Racja... Jeżeli podejść tym tokiem rozumowania, to film jak najbardziej wpisywał by się w taką mityczną opowieść :)
nigdy wcześniej tak nie pomyślałem w tym sensie o 300. Przyznam szczerze, że teraz zupełnie zmieniłem w mojej ocenie podejście do tego filmu. (300)
Troche w tym wszystkim racji. Podstawowy problem polega na tym, że ludzie widząc określony film i realia w jakich został osadzony oczekują 100% realizmu zapominając, że to tylko tło dla akcji czy fabuły.
Jak dla mnie było w nim kilka niedociągnięć, choć rekompensował to przystojny Fassbender i całkiem znośna fabuła :P
Nie wymagajmy od filmów dokładnego odwzorowania rzeczywistości, to nie dokument a zwykły film przygodowy (gdzie czasem dla fajniejszego efektu warto przekształcić niektóre fakty)
100% poparcia, ludzie bez jakiejkolwiek wiedzy historycznej czepiają się szczegółów żeby pokazać jacy są fajni, że potrafią skrytykować film. Nie jest to film historyczny, nie ma co oczekiwać realizmu. Z odmóżdżaniem też bym nie przesadzał - znacznie bardziej odmóżdżające są filmy na podstawie komiksów. "Centurion" to zwykły przygodowy film w realiach historycznych. Należy do niego podejść bez szczególnych oczekiwań, tak jak do "Gladiatora", "300" i tym podobnych.
Trudno powiedzieć, "Gladiator" jest jawnie sprzeczny z wersją historyczną, ale za to jest lepsza scenografia, gra aktorska, muzyka. "Centurion" nie ukazuje wydarzeń historycznych, ale też nie jest z historią sprzeczny (z grubsza rzecz ujmując). Film mniej ambitny, ale w swojej klasie daje radę. Wrażenie to kwestia gustu, więc trudno o nim dyskutować.

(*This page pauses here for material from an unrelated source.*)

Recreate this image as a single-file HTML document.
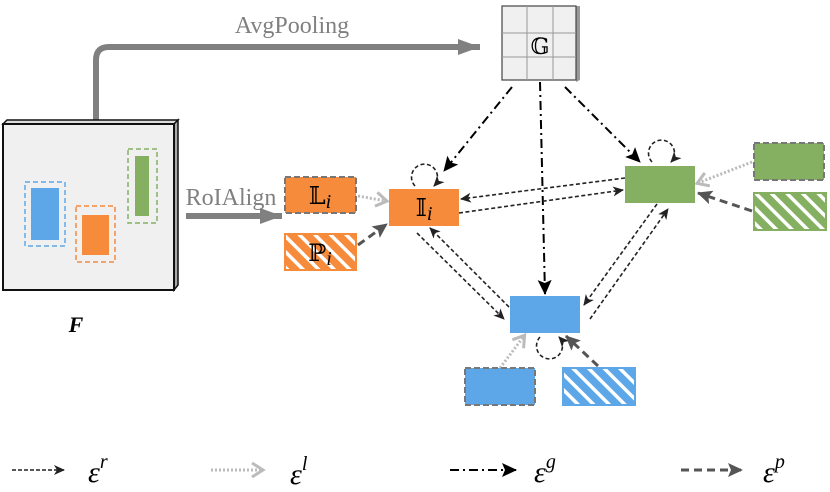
<!DOCTYPE html>
<html><head><meta charset="utf-8"><style>
html,body{margin:0;padding:0;background:#fff;width:830px;height:492px;overflow:hidden}
svg{display:block}
text{font-family:"Liberation Serif","DejaVu Serif",serif}
</style></head><body>
<svg width="830" height="492" viewBox="0 0 830 492" xmlns="http://www.w3.org/2000/svg">
<defs>
<marker id="mk" markerWidth="12" markerHeight="12" refX="10" refY="6" orient="auto" markerUnits="userSpaceOnUse"><path d="M0,1 L11,6 L0,11 L3,6 Z" fill="#222"/></marker>
<marker id="mg" markerWidth="16" markerHeight="16" refX="14" refY="8" orient="auto" markerUnits="userSpaceOnUse"><path d="M0,1 L15,8 L0,15 L3,8 Z" fill="#000"/></marker>
<marker id="ml" markerWidth="16" markerHeight="16" refX="12" refY="8" orient="auto" markerUnits="userSpaceOnUse"><path d="M2,1 L13,8 L2,15" fill="none" stroke="#bbb" stroke-width="3"/></marker>
<marker id="mp" markerWidth="16" markerHeight="16" refX="14" refY="8" orient="auto" markerUnits="userSpaceOnUse"><path d="M0,1 L15,8 L0,15 L3,8 Z" fill="#555"/></marker>
<marker id="mbig" markerWidth="24" markerHeight="20" refX="22" refY="10" orient="auto" markerUnits="userSpaceOnUse"><path d="M0,2 L22,10 L0,18 Z" fill="#808080"/></marker>
<pattern id="ho" width="11" height="11" patternUnits="userSpaceOnUse" patternTransform="rotate(-45)"><rect width="11" height="11" fill="#f68b3c"/><rect x="0" width="3.5" height="11" fill="#fff"/></pattern>
<pattern id="hg" width="11" height="11" patternUnits="userSpaceOnUse" patternTransform="rotate(-45)"><rect width="11" height="11" fill="#85b062"/><rect x="0" width="3.5" height="11" fill="#fff"/></pattern>
<pattern id="hb" width="11" height="11" patternUnits="userSpaceOnUse" patternTransform="rotate(-45)"><rect width="11" height="11" fill="#5da7e8"/><rect x="0" width="3.5" height="11" fill="#fff"/></pattern>
</defs>

<!-- AvgPooling path -->
<path d="M96,121 L96,60 Q96,47 109,47 L480,47" fill="none" stroke="#808080" stroke-width="6" marker-end="url(#mbig)"/>
<text x="292" y="33" font-size="24" fill="#808080" text-anchor="middle">AvgPooling</text>

<!-- F box -->
<path d="M3,124 L7,120 L178,120 L174,124 Z" fill="#ddd" stroke="#111" stroke-width="1.5"/>
<path d="M174,124 L178,120 L178,285 L174,290 Z" fill="#aaa" stroke="#111" stroke-width="1.5"/>
<rect x="3" y="124" width="171" height="166" fill="#f0f0f0" stroke="#111" stroke-width="2"/>
<rect x="25" y="182" width="40" height="64" fill="none" stroke="#5da7e8" stroke-width="1.5" stroke-dasharray="5,3"/>
<rect x="31" y="188" width="28" height="52" fill="#5da7e8"/>
<rect x="76" y="206" width="39" height="56" fill="none" stroke="#f68b3c" stroke-width="1.5" stroke-dasharray="5,3"/>
<rect x="82" y="215" width="27" height="40" fill="#f68b3c"/>
<rect x="128" y="149" width="29" height="74" fill="none" stroke="#85b062" stroke-width="1.5" stroke-dasharray="5,3"/>
<rect x="135" y="156" width="14" height="60" fill="#85b062"/>
<text x="76" y="332" font-size="22" font-weight="bold" font-style="italic" text-anchor="middle">F</text>

<!-- RoIAlign -->
<text x="231" y="205" font-size="24" fill="#808080" text-anchor="middle">RoIAlign</text>
<line x1="186" y1="216" x2="282" y2="216" stroke="#808080" stroke-width="6" marker-end="url(#mbig)"/>

<!-- G grid -->
<path d="M504,6 L580,6 L580,80 L576,82 L576,9 Z" fill="#999"/>
<rect x="502" y="6" width="74" height="74" fill="#f0f0f0" stroke="#444" stroke-width="1.2"/>
<line x1="527" y1="6" x2="527" y2="80" stroke="#999"/><line x1="553" y1="6" x2="553" y2="80" stroke="#999"/>
<line x1="502" y1="33" x2="576" y2="33" stroke="#999"/><line x1="502" y1="57" x2="576" y2="57" stroke="#999"/>
<text x="540" y="54" font-size="22" text-anchor="middle">𝔾</text>

<!-- G edges -->
<g stroke="#000" stroke-width="2" stroke-dasharray="9,4,2,4" fill="none">
<line x1="512" y1="87" x2="444" y2="171" marker-end="url(#mg)"/>
<line x1="565" y1="87" x2="640" y2="162" marker-end="url(#mg)"/>
<line x1="540" y1="82" x2="545" y2="294" marker-end="url(#mg)"/>
</g>

<!-- relation edges -->
<g stroke="#222" stroke-width="1.6" stroke-dasharray="4,2.5" fill="none">
<line x1="625" y1="178" x2="461" y2="199" marker-end="url(#mk)"/>
<line x1="459" y1="213" x2="623" y2="190" marker-end="url(#mk)"/>
<line x1="417" y1="233" x2="504" y2="319" marker-end="url(#mk)"/>
<line x1="509" y1="307" x2="430" y2="228" marker-end="url(#mk)"/>
<line x1="657" y1="204" x2="584" y2="305" marker-end="url(#mk)"/>
<line x1="590" y1="319" x2="668" y2="209" marker-end="url(#mk)"/>
<path d="M415,186 A13,13 0 1 1 434,186" marker-end="url(#mk)"/>
<path d="M652,162 A13,13 0 1 1 671,162" marker-end="url(#mk)"/>
<path d="M540,337 A13,13 0 1 0 559,337" marker-end="url(#mk)"/>
</g>

<!-- light / p edges -->
<g fill="none">
<line x1="358" y1="196" x2="386" y2="201" stroke="#bbb" stroke-width="3" stroke-dasharray="2,2" marker-end="url(#ml)"/>
<line x1="752" y1="162" x2="698" y2="183" stroke="#bbb" stroke-width="3" stroke-dasharray="2,2" marker-end="url(#ml)"/>
<line x1="500" y1="368" x2="524" y2="336" stroke="#bbb" stroke-width="3" stroke-dasharray="2,2" marker-end="url(#ml)"/>
<line x1="358" y1="245" x2="387" y2="224" stroke="#555" stroke-width="3" stroke-dasharray="8,5" marker-end="url(#mp)"/>
<line x1="752" y1="211" x2="698" y2="193" stroke="#555" stroke-width="3" stroke-dasharray="8,5" marker-end="url(#mp)"/>
<line x1="598" y1="366" x2="566" y2="336" stroke="#555" stroke-width="3" stroke-dasharray="8,5" marker-end="url(#mp)"/>
</g>

<!-- nodes -->
<rect x="285" y="177" width="71" height="36" fill="#f68b3c" stroke="#777" stroke-width="2" stroke-dasharray="6,3"/>
<text x="320" y="204" font-size="24" text-anchor="middle">𝕃<tspan font-style="italic" font-size="20" dy="4">i</tspan></text>
<rect x="285" y="234" width="71" height="36" fill="url(#ho)" stroke="#f68b3c" stroke-width="2"/>
<text x="320" y="261" font-size="24" text-anchor="middle">ℙ<tspan font-style="italic" font-size="20" dy="4">i</tspan></text>
<rect x="389" y="189" width="70" height="37" fill="#f68b3c"/>
<text x="424" y="216" font-size="24" text-anchor="middle">𝕀<tspan font-style="italic" font-size="20" dy="4">i</tspan></text>
<rect x="625" y="166" width="70" height="37" fill="#85b062"/>
<rect x="510" y="296" width="70" height="37" fill="#5da7e8"/>
<rect x="754" y="143" width="70" height="37" fill="#85b062" stroke="#777" stroke-width="2" stroke-dasharray="6,3"/>
<rect x="754" y="193" width="72" height="37" fill="url(#hg)" stroke="#85b062" stroke-width="2"/>
<rect x="465" y="368" width="70" height="37" fill="#5da7e8" stroke="#777" stroke-width="2" stroke-dasharray="6,3"/>
<rect x="563" y="368" width="72" height="37" fill="url(#hb)" stroke="#5da7e8" stroke-width="2"/>

<!-- legend -->
<line x1="12" y1="470" x2="64" y2="470" stroke="#222" stroke-width="1.6" stroke-dasharray="4,2" marker-end="url(#mk)"/>
<text x="88" y="482" font-size="30" font-style="italic">ε<tspan font-size="20" dy="-14">r</tspan></text>
<line x1="211" y1="470" x2="262" y2="470" stroke="#bbb" stroke-width="3" stroke-dasharray="2,2" marker-end="url(#ml)"/>
<text x="290" y="484" font-size="30" font-style="italic">ε<tspan font-size="20" dy="-14">l</tspan></text>
<line x1="450" y1="470" x2="516" y2="470" stroke="#000" stroke-width="2" stroke-dasharray="9,4,2,4" marker-end="url(#mg)"/>
<text x="534" y="482" font-size="30" font-style="italic">ε<tspan font-size="20" dy="-14">g</tspan></text>
<line x1="681" y1="470" x2="742" y2="470" stroke="#555" stroke-width="3" stroke-dasharray="8,5" marker-end="url(#mp)"/>
<text x="763" y="482" font-size="30" font-style="italic">ε<tspan font-size="20" dy="-14">p</tspan></text>
</svg>
</body></html>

mhm, no, powiedzmy:) jednak wg mnie i zapewne wielu ludzi(centurion 6,3 prawie 16 tys głosów, gladiator 8,1 415 tys glosow i slawa) nie ma co porownywac obu filmow. Jak dla mnie najbardziej roznil sie sposob nagraia- w gladiatorze przyciagal tak ze nie dalo się przerwac seansu, w centurionie nie bylam na tyle zainteresowana by w razie sennosci nie pojsc spac. Ale oczywiscie może być ktoś kto woli filmy krecone w taki sposob jak centurion, tak jak jeden woli horrory pelne krwi a drugi psychologiczne.